Bridgeport, USA - Tokens of Christianity, including crosses and religious mottos, are found in schools and government buildings all over Harrison County. The amenities in a women's bathroom at the Board of Education offices even include a leather-bound pocket copy of "New Testament: Psalms Proverbs."

The board of education has decided that Bridgeport, a town of 8,000 people served by 40 churches, will fight to preserve its decidedly Christian aesthetic.

And they're not going to let the theft of a painting of Jesus from Bridgeport High School stand in the way of that battle.

Two civil liberties groups, Americans United for Separation of Church and State and the West Virginia American Civil Liberties Union, filed suit in June to remove the painting, "Head of Christ," saying it sends the message that the public school endorses Christianity as its official religion.

The county Board of Education said last week it will fight the lawsuit, promising it would not spend public money defending itself. The Christian Freedom Fund raised more than $150,000 for a defense fund, including $6,700 raised by students at the school.

The Alliance Defense Fund, a national legal organization founded in part by Christian group Focus on the Family, was selected as lead counsel in the case.

"We have decided to step up to the plate here.

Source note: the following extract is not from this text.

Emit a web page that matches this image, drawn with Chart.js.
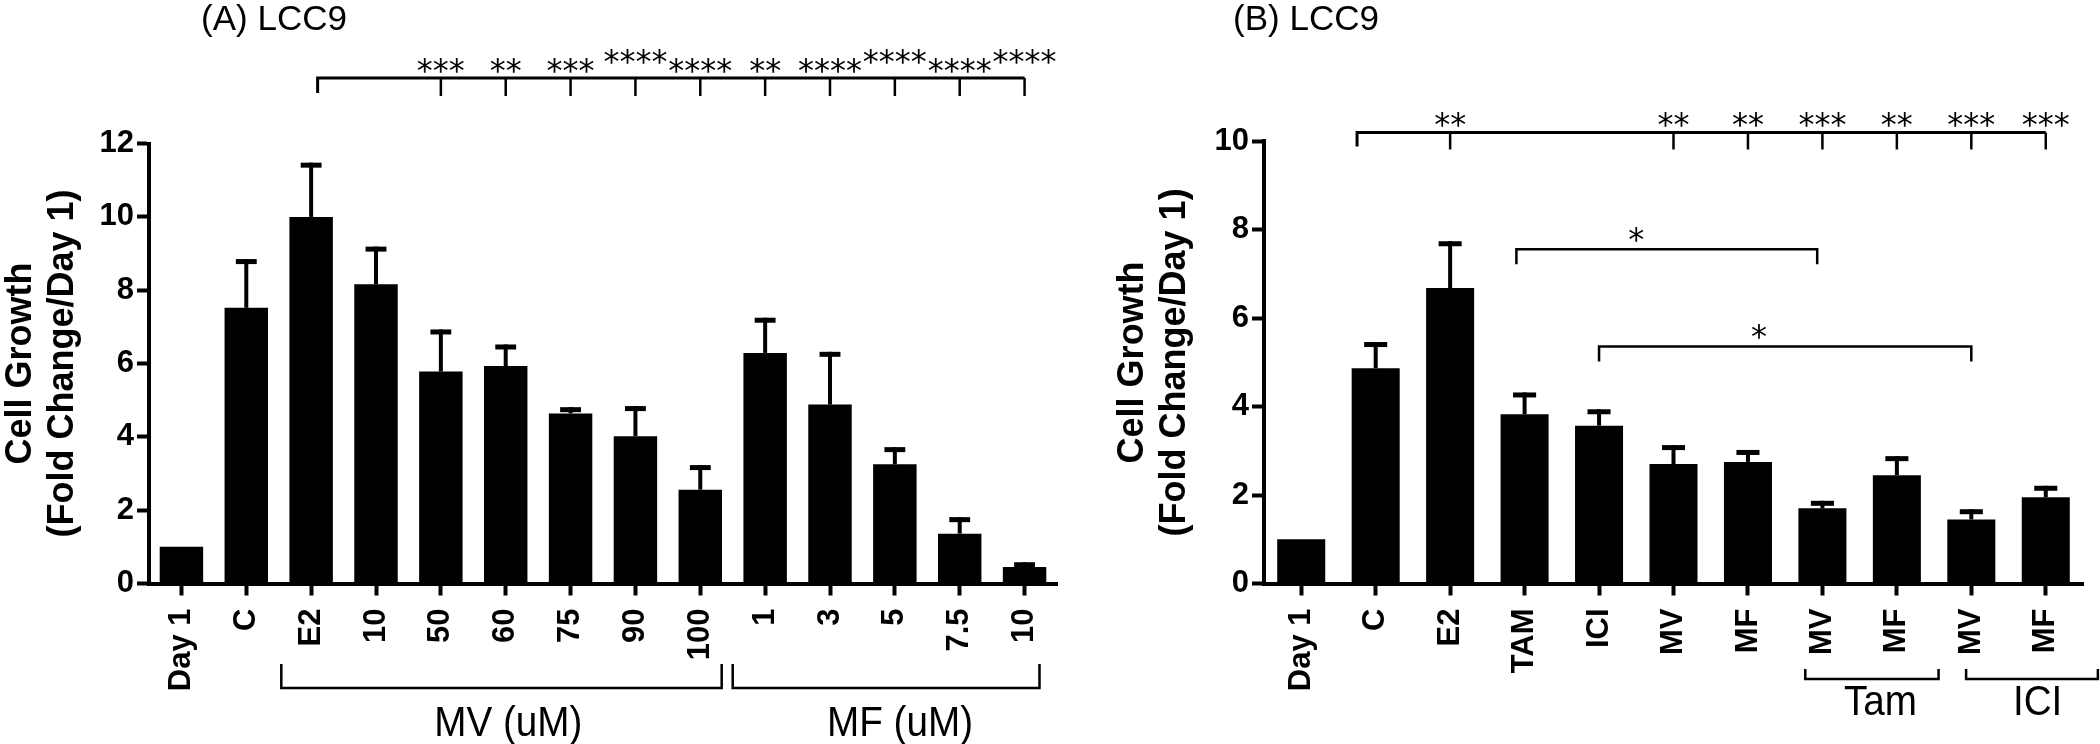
<!DOCTYPE html>
<html>
<head>
<meta charset="utf-8">
<script src="https://cdn.jsdelivr.net/npm/chart.js@4.4.1/dist/chart.umd.min.js"></script>
<style>
html, body { margin: 0; padding: 0; background: #fff; }
#wrap { position: relative; width: 2100px; height: 744px; overflow: hidden; background: #fff; }
canvas { position: absolute; top: 0; }
#chartA { left: 0; }
#chartB { left: 1112px; }
</style>
</head>
<body>
<div id="wrap">
  <canvas id="chartA" width="1080" height="744" style="width:1080px;height:744px"></canvas>
  <canvas id="chartB" width="1000" height="744" style="width:1000px;height:744px"></canvas>
</div>
<script>
// ---- Panel A : LCC9, dose response ----
var labelsA = ['Day 1', 'C', 'E2', '10', '50', '60', '75', '90', '100', '1', '3', '5', '7.5', '10'];
var meansA  = [1.0, 7.52, 10.0, 8.16, 5.78, 5.93, 4.64, 4.02, 2.56, 6.29, 4.88, 3.25, 1.36, 0.45];
var semA    = [0, 1.33, 1.48, 1.03, 1.15, 0.59, 0.17, 0.82, 0.67, 0.96, 1.44, 0.47, 0.45, 0.13];
var ticksA  = [0, 2, 4, 6, 8, 10, 12];

// significance vs E2 (top bracket)
var sigFromA  = 2.1;
var sigIdxA   = [4, 5, 6, 7, 8, 9, 10, 11, 12, 13];
var sigStarsA = ['***', '**', '***', '****', '****', '**', '****', '****', '****', '****'];
var sigRaiseA = [0, 0, 0, 1, 0, 0, 0, 1, 0, 1];

// groups under the axis
var groupNamesA = ['MV (uM)', 'MF (uM)'];
var groupFromA  = [1.54, 8.5];
var groupToA    = [8.33, 13.23];
var groupMidA   = [5.04, 11.08];

// ---- Panel B : LCC9, combinations ----
var labelsB = ['Day 1', 'C', 'E2', 'TAM', 'ICI', 'MV', 'MF', 'MV', 'MF', 'MV', 'MF'];
var meansB  = [1.0, 4.87, 6.68, 3.83, 3.57, 2.70, 2.75, 1.70, 2.45, 1.45, 1.95];
var semB    = [0, 0.59, 1.06, 0.49, 0.37, 0.43, 0.27, 0.17, 0.43, 0.23, 0.26];
var ticksB  = [0, 2, 4, 6, 8, 10];

var sigFromB  = 0.75;
var sigIdxB   = [2, 5, 6, 7, 8, 9, 10];
var sigStarsB = ['**', '**', '**', '***', '**', '***', '***'];
var sigRaiseB = [0, 0, 0, 0, 0, 0, 0];

// pairwise brackets (from, to, height in y units, star position)
var pairFromB = [2.89, 4.0];
var pairToB   = [6.93, 9.0];
var pairYB    = [7.56, 5.36];
var pairStarB = [4.5, 6.15];

var groupNamesB = ['Tam', 'ICI'];
var groupFromB  = [6.77, 8.93];
var groupToB    = [8.56, 10.7];
var groupMidB   = [7.78, 9.89];

var BOLD = '"Liberation Sans", Arial, Helvetica, sans-serif';

function drawStars(ctx, txt, x, bottom) {
  ctx.font = '32px "DejaVu Sans", sans-serif';
  ctx.textAlign = 'center';
  ctx.textBaseline = 'alphabetic';
  var m = ctx.measureText(txt);
  ctx.fillText(txt, x, bottom - m.actualBoundingBoxDescent);
}

function makePanel(id, p) {
  var annot = {
    id: 'annot_' + id,
    afterDatasetsDraw: function (chart) {
      var ctx = chart.ctx, xs = chart.scales.x, ys = chart.scales.y;
      var meta = chart.getDatasetMeta(0);
      ctx.save();
      ctx.fillStyle = '#000';
      ctx.strokeStyle = '#000';

      // error bars (mean + SEM)
      meta.data.forEach(function (bar, i) {
        if (!p.sem[i]) return;
        var yTop = ys.getPixelForValue(p.means[i] + p.sem[i]);
        ctx.fillRect(bar.x - 2, yTop, 4, bar.y - yTop);
        var cw = bar.width * 0.48;
        ctx.fillRect(bar.x - cw / 2, yTop, cw, 5);
      });

      // panel title
      ctx.font = '35px ' + BOLD;
      ctx.textAlign = 'center';
      ctx.textBaseline = 'alphabetic';
      ctx.fillText(p.title, p.titleX, 30);

      // top bracket
      var yb = ys.getPixelForValue(p.sigY);
      var xFrom = xs.getPixelForValue(p.sigFrom);
      var xTo = xs.getPixelForValue(p.sigIdx[p.sigIdx.length - 1]);
      ctx.lineWidth = 3;
      ctx.beginPath();
      ctx.moveTo(xFrom, yb + p.sigDrop - 3); ctx.lineTo(xFrom, yb);
      ctx.lineTo(xTo, yb);
      ctx.stroke();
      ctx.lineWidth = 2.5;
      p.sigIdx.forEach(function (ix, k) {
        var x = xs.getPixelForValue(ix);
        ctx.beginPath(); ctx.moveTo(x, yb); ctx.lineTo(x, yb + p.sigDrop); ctx.stroke();
        drawStars(ctx, p.sigStars[k], x, yb - 5 - (p.sigRaise[k] ? 9 : 0));
      });

      // pairwise brackets
      (p.pairFrom || []).forEach(function (f, k) {
        var y = ys.getPixelForValue(p.pairY[k]);
        var x1 = xs.getPixelForValue(f), x2 = xs.getPixelForValue(p.pairTo[k]);
        ctx.lineWidth = 2.5;
        ctx.beginPath();
        ctx.moveTo(x1, y + 15); ctx.lineTo(x1, y); ctx.lineTo(x2, y); ctx.lineTo(x2, y + 15);
        ctx.stroke();
        drawStars(ctx, '*', xs.getPixelForValue(p.pairStar[k]), y - 7);
      });

      // group brackets below axis
      ctx.lineWidth = 2.5;
      p.groupNames.forEach(function (name, k) {
        var x1 = xs.getPixelForValue(p.groupFrom[k]), x2 = xs.getPixelForValue(p.groupTo[k]);
        ctx.beginPath();
        ctx.moveTo(x1, p.gTop); ctx.lineTo(x1, p.gBot); ctx.lineTo(x2, p.gBot); ctx.lineTo(x2, p.gTop);
        ctx.stroke();
        ctx.save();
        ctx.font = '42px ' + BOLD;
        ctx.textAlign = 'center';
        ctx.textBaseline = 'alphabetic';
        ctx.translate(xs.getPixelForValue(p.groupMid[k]), p.gText);
        ctx.scale(0.92, 1);
        ctx.fillText(name, 0, 0);
        ctx.restore();
      });
      ctx.restore();
    }
  };

  return new Chart(document.getElementById(id), {
    type: 'bar',
    data: {
      labels: p.labels,
      datasets: [{
        data: p.means,
        backgroundColor: '#000',
        borderWidth: 0,
        barPercentage: p.barPct,
        categoryPercentage: 1
      }]
    },
    options: {
      responsive: false,
      animation: false,
      devicePixelRatio: 1,
      layout: { padding: { top: p.padTop, right: p.padRight, left: 0, bottom: 0 } },
      plugins: { legend: { display: false }, tooltip: { enabled: false } },
      scales: {
        x: {
          offset: true,
          grid: { offset: false, drawOnChartArea: false, tickLength: 12, tickWidth: 4, tickColor: '#000' },
          border: { color: '#000', width: 4 },
          ticks: {
            color: '#000', autoSkip: false, minRotation: 90, maxRotation: 90, padding: 13,
            font: { family: BOLD, weight: 'bold', size: 31 }
          },
          afterFit: function (s) { s.height = 160.5; }
        },
        y: {
          min: 0, max: p.ticks[p.ticks.length - 1],
          afterBuildTicks: function (s) { s.ticks = p.ticks.map(function (v) { return { value: v }; }); },
          grid: { drawOnChartArea: false, tickLength: 12, tickWidth: 4, tickColor: '#000' },
          border: { color: '#000', width: 4 },
          ticks: { color: '#000', padding: 3, font: { family: BOLD, weight: 'bold', size: 31 } },
          title: {
            display: true,
            text: ['Cell Growth', '(Fold Change/Day 1)'],
            color: '#000',
            padding: 0,
            font: { family: BOLD, weight: 'bold', size: 36, lineHeight: '42px' }
          },
          afterFit: function (s) { s.width = p.yWidth; }
        }
      }
    },
    plugins: [annot]
  });
}

makePanel('chartA', {
  labels: labelsA, means: meansA, sem: semA, ticks: ticksA,
  barPct: 0.67, padTop: 143.6, padRight: 23, yWidth: 149,
  title: '(A) LCC9', titleX: 274,
  sigFrom: sigFromA, sigIdx: sigIdxA, sigStars: sigStarsA, sigRaise: sigRaiseA,
  sigY: 13.79, sigDrop: 18,
  groupNames: groupNamesA, groupFrom: groupFromA, groupTo: groupToA, groupMid: groupMidA,
  gTop: 664, gBot: 688, gText: 736
});

makePanel('chartB', {
  labels: labelsB, means: meansB, sem: semB, ticks: ticksB,
  barPct: 0.645, padTop: 141.3, padRight: 29, yWidth: 152,
  title: '(B) LCC9', titleX: 194,
  sigFrom: sigFromB, sigIdx: sigIdxB, sigStars: sigStarsB, sigRaise: sigRaiseB,
  sigY: 10.2, sigDrop: 17,
  pairFrom: pairFromB, pairTo: pairToB, pairY: pairYB, pairStar: pairStarB,
  groupNames: groupNamesB, groupFrom: groupFromB, groupTo: groupToB, groupMid: groupMidB,
  gTop: 669, gBot: 679, gText: 715
});
</script>
</body>
</html>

This is important to us and reflects what our community wants in the schools," school board member Mike Queen said after the decision to go to court was announced.

Early Thursday, the painting that had been at the school for 37 years was stolen from a wall outside the principal's office. The theft was caught by security cameras, but the thief hid his face.

Despite the theft, the legal battle will continue.

"The most logical question is 'Now that the picture's gone, is it moot?'" said Harrison County School superintendent Carl Friebel. "We're all in uncharted water here, but if it resurfaces, then the case wouldn't be moot."

The school board hopes the community will help identify the thief, and Friebel said local churches had offered to replace the painting.

Communities all over the country are fighting to keep Christian monuments, crosses and portraits in place, encouraged by the Bush Administration's conservative appointments to the U.S. Supreme Court, says Douglas Laycock, a professor of constitutional law at the University of Texas and an expert in separation of church and state cases.

"Schools are considered the most sensitive location because with children, personal matters like religion are to be left to parents, not government," Laycock said.

Monetary support like the funds raised for the Bridgeport legal battle is not always indicative of a unified community standard, he said.

"These religiously homogeneous small towns may have a large majority of a single faith, but they're not nearly as unanimous as they might imagine," Laycock said, explaining that people of other faiths, nonbelievers and Christians don't want their religion mixed with government.

The two civil liberties groups that filed the lawsuit on the behalf of local plaintiffs don't believe it's up to the community to decide.

"I think what you're dealing with is a small group of rabble-rousers that only want to live with people who live as they do. My answer to that is go to a private school, go to a parochial school; don't go to a public school," said Andrew Schneider, executive director of the West Virginia ACLU.

That doesn't impress Pattae Kinney, who says she doesn't understand why her daughter's school is being singled out.

"My take on this is that our country was founded on Christian principles. It's on our money — 'In God We Trust' — it's in our Pledge of Allegiance, it's a part of our lives," Kinney said. "I know our community and we're very in favor of keeping this painting."